Cloud computing promises significant costs savings and more streamlined management of mission-critical information technology, data processing, and storage needs, but the question is — is it secure? These five considerations should help you consider how to think about cloud security for your enterprise.
As Vibrant Credit Union continues to grow their footprint in the cloud, I’ve been tasked with migrating securely to the cloud without inflating the credit union’s IT budget. Like most organizations, we continue to have to do more with less without sacrificing our security posture, in fact, we need to continue to improve. Cloud security automation has helped my team not only improve our security posture by continuously monitoring for vulnerabilities in their Amazon Web Services (AWS) environment, but also has eliminated the pain of annual regulatory compliance audits.
Here are five questions I often get asked about Vibrant Credit Union’s move to the cloud:
Does Cloud Computing help you move faster?
In short, yes, moving to the cloud enables you to spin up resources and shut them down dynamically in an on-demand basis. The elasticity of cloud computing enables continuous development, allowing you to release software as rapidly as you like. But be warned, the speed of continuous development will increase the volume of vulnerabilities in your environment if it’s not well aligned with the security practices of your organization. In practice, cloud technology is a path to help security people get things done.
Is it really cheaper?
The advent of the cloud will forever change the landscape of IT budget.
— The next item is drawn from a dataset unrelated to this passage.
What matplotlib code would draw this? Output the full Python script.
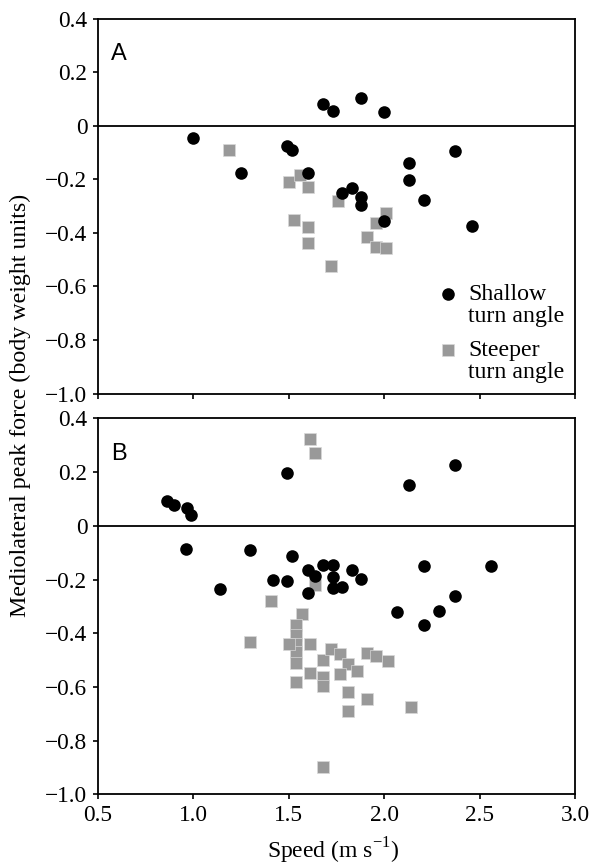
import matplotlib
matplotlib.use("Agg")
import matplotlib.pyplot as plt
from matplotlib.ticker import FixedLocator, FixedFormatter

plt.rcParams['font.family'] = ['Liberation Serif', 'DejaVu Serif']
plt.rcParams['mathtext.fontset'] = 'custom'
plt.rcParams['mathtext.rm'] = 'Liberation Serif'

# Panel A: shallow turn angle (circles)
a_shallow_speed = [1.00, 1.25, 1.49, 1.52, 1.60, 1.68, 1.73, 1.88, 2.00, 1.78,
                   1.83, 1.88, 1.88, 2.00, 2.13, 2.13, 2.21, 2.37, 2.46]
a_shallow_force = [-0.046, -0.174, -0.074, -0.091, -0.174, 0.083, 0.056, 0.103, 0.051, -0.249,
                   -0.231, -0.265, -0.294, -0.354, -0.137, -0.203, -0.275, -0.093, -0.374]
# Panel A: steeper turn angle (squares)
a_steep_speed = [1.19, 1.50, 1.56, 1.60, 1.76, 1.53, 1.60, 1.60, 1.72, 1.96,
                 2.01, 1.91, 1.96, 2.01]
a_steep_force = [-0.090, -0.208, -0.183, -0.227, -0.280, -0.353, -0.378, -0.439, -0.522, -0.361,
                 -0.326, -0.415, -0.451, -0.457]

# Panel B: shallow turn angle (circles)
b_shallow_speed = [0.865, 0.90, 0.97, 0.99, 0.96, 1.14, 1.30, 1.42, 1.49, 1.49,
                   1.52, 1.60, 1.60, 1.64, 1.68, 1.73, 1.73, 1.73, 1.78, 1.83,
                   1.88, 2.07, 2.13, 2.21, 2.21, 2.29, 2.37, 2.37, 2.56]
b_shallow_force = [0.093, 0.077, 0.068, 0.041, -0.086, -0.235, -0.091, -0.202, -0.207, 0.196,
                   -0.113, -0.165, -0.250, -0.188, -0.147, -0.147, -0.191, -0.231, -0.226, -0.165,
                   -0.199, -0.320, 0.154, -0.150, -0.368, -0.317, 0.225, -0.261, -0.150]
# Panel B: steeper turn angle (squares)
b_steep_speed = [1.61, 1.64, 1.64, 1.41, 1.57, 1.54, 1.54, 1.54, 1.54, 1.50,
                 1.61, 1.30, 1.54, 1.54, 1.61, 1.68, 1.68, 1.68, 1.72, 1.77,
                 1.81, 1.86, 1.77, 1.91, 1.96, 2.02, 1.81, 1.91, 1.81, 2.14,
                 1.68]
b_steep_force = [0.323, 0.272, -0.220, -0.279, -0.329, -0.369, -0.405, -0.440, -0.470, -0.438,
                 -0.438, -0.432, -0.511, -0.580, -0.546, -0.500, -0.561, -0.598, -0.458, -0.476,
                 -0.515, -0.540, -0.551, -0.474, -0.486, -0.503, -0.619, -0.644, -0.689, -0.673,
                 -0.896]

y_ticks = [0.4, 0.2, 0, -0.2, -0.4, -0.6, -0.8, -1.0]
y_tick_labels = ['0.4', '0.2', '0', '\u22120.2', '\u22120.4', '\u22120.6', '\u22120.8', '\u22121.0']
x_ticks = [0.5, 1.0, 1.5, 2.0, 2.5, 3.0]
x_tick_labels = ['0.5', '1.0', '1.5', '2.0', '2.5', '3.0']

fig = plt.figure(figsize=(5.92, 8.66), dpi=100)
ax_a = fig.add_axes([0.165, 0.5456, 0.8063, 0.4325])
ax_b = fig.add_axes([0.165, 0.0826, 0.8063, 0.4342])

panels = [
    (ax_a, 'A', a_shallow_speed, a_shallow_force, a_steep_speed, a_steep_force),
    (ax_b, 'B', b_shallow_speed, b_shallow_force, b_steep_speed, b_steep_force),
]

for ax, letter, xs, ys, xq, yq in panels:
    ax.axhline(0, color='black', lw=1.3, zorder=1)
    ax.scatter(xq, yq, marker='s', s=68, color='#999999', edgecolors='#d8d8d8',
               linewidths=0.5, zorder=2, label='Steeper\nturn angle')
    ax.scatter(xs, ys, marker='o', s=82, color='black', linewidths=0,
               zorder=3, label='Shallow\nturn angle')
    ax.set_xlim(0.5, 3.0)
    ax.set_ylim(-1.0, 0.4)
    ax.yaxis.set_major_locator(FixedLocator(y_ticks))
    ax.yaxis.set_major_formatter(FixedFormatter(y_tick_labels))
    ax.xaxis.set_major_locator(FixedLocator(x_ticks))
    ax.tick_params(direction='out', length=3.5, width=1.2, labelsize=16.8, pad=4)
    for sp in ax.spines.values():
        sp.set_linewidth(1.3)
    ax.text(0.028, 0.89, letter, transform=ax.transAxes, fontsize=17,
            family=['Liberation Sans', 'DejaVu Sans'], ha='left', va='baseline')

ax_a.set_xticklabels([])
ax_b.xaxis.set_major_formatter(FixedFormatter(x_tick_labels))
fig.text(0.563, 0.0085, 'Speed (m s$^{\u22121}$)', fontsize=17,
         ha='center', va='baseline')

handles, labels = ax_a.get_legend_handles_labels()
leg = ax_a.legend(handles[::-1], labels[::-1], loc='lower right', frameon=False,
                  fontsize=17.2, handletextpad=0.45, handlelength=0.8,
                  labelspacing=0.55, borderaxespad=0.05, bbox_to_anchor=(1.0, 0.0))
for t in leg.get_texts():
    t.set_linespacing(1.05)
for col in leg._legend_handle_box.get_children():
    for row in col.get_children():
        row.align = 'top'

fig.text(0.034, 0.532, 'Mediolateral peak force (body weight units)', rotation=90,
         ha='center', va='center', fontsize=17.3)

fig.savefig('out.png', dpi=100)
No longer are we housing, powering, and maintaining a farm of depreciating hardware assets. We are able to convert the capital expense associated with provisioning data centers into a more flexible consumption-based operating expense. Organizations are no longer tied down to physical datacenters, they are able to move elastically in the cloud based on the needs of the business.
What about security and data breaches?
While it is true that in the cloud, it’s easier to rebuild servers, it’s much more painful to do so if you haven’t properly protected your data. The speed and agility of the cloud works to the hackers’ advantage. In the cloud, more of your data is moved, processed, stored and accessed globally (including by mobile devices) which increases the data’s vulnerability to security breach and the corresponding adverse legal, regulatory and business consequences.
An automated attack runs 24/7/365 waiting to find the vulnerabilities for a way in. Attackers are doing things in a programmatic fashion. Automation is great for detecting and exploiting the risk – but you have to fight fire with fire. Arm yourself with automation and visibility so that you can identify your vulnerabilities before an attacker leveraging automation can detect it.
What about compliance?
Migrating to the cloud does not relieve your organization of its legal and regulatory responsibility for what is put into the cloud. In fact, moving to the cloud now has it’s own collection of industry-specific laws, regulations and compliance standards.
For banking, the big regulator is the Federal Financial Institutions Examination Council (FFIEC). This is a government interagency body consisting of several different banking regulators including the National Credit Union Administration (NCUA) and the Office of the Comptroller of the Currency (OCC). This organization exists to help make banks less vulnerable and more resilient to cyber-attacks. A typical audit in the banking industry would consist of NIST 800-53 and ISO 20001- 300 specific standards. An audit like this would include everything you would expect to be adhering to from a security perspective, security controls, encryption, length and complexity of Passwords, as well as non-technical controls, employee background checks, access to systems removed before they are fired, etc.
Compliance with these regulations is imperative, failure to comply will result in administrative orders and penalties with the potential to damage your business and brand reputation. While some framework controls are met by the cloud providers themselves, organizations need to be able to validate and prove that security standards are met. Even with a small cloud environment, monitoring by hand would be extremely burdensome if not impossible. My compliance team is also my security team; using security automation tools, like the Evident Security Platform (ESP), has helped us get to a place where we continuously monitor and manage the risks and vulnerabilities in our Amazon Web Services (AWS) environment and are also able to achieve continuous compliance. Our move to the cloud is actually helping us enforce encryption of member data, compliance with FFIEC guidelines, and implementation of SSA16.
Is it possible to manage security and compliance without automation?
If you were to manually audit your cloud infrastructure, it can consume several hours, even weeks of your most valuable resources, security experts. If you add up all the discovery, auditing, remediation, and training time that security professionals have to deploy to protect cloud accounts without leveraging automation, you will lose at least one person from your team to these activities just to maintain existing security state. If you wish to move the ball forward and further implement advanced security controls or compliance frameworks, you can expect to consume up to 3 full-time bodies just to achieve baseline security practice.
These were all factors in Vibrant Credit Union’s own move to continuous monitoring and continuous compliance in the cloud. Operating in the cloud brings a different reality than what enterprises worried about a few years ago when they were concerned that the introduction of the cloud and the use of cloud services in the supply chain would actually increase security vulnerabilities. As we moved to the cloud we’ve had to change how we enforce compliance and security policy and in some cases even change the security policy to ensure that we’re not creating new risk. With a small staff and limited resources, the move to the cloud made security automation a necessity.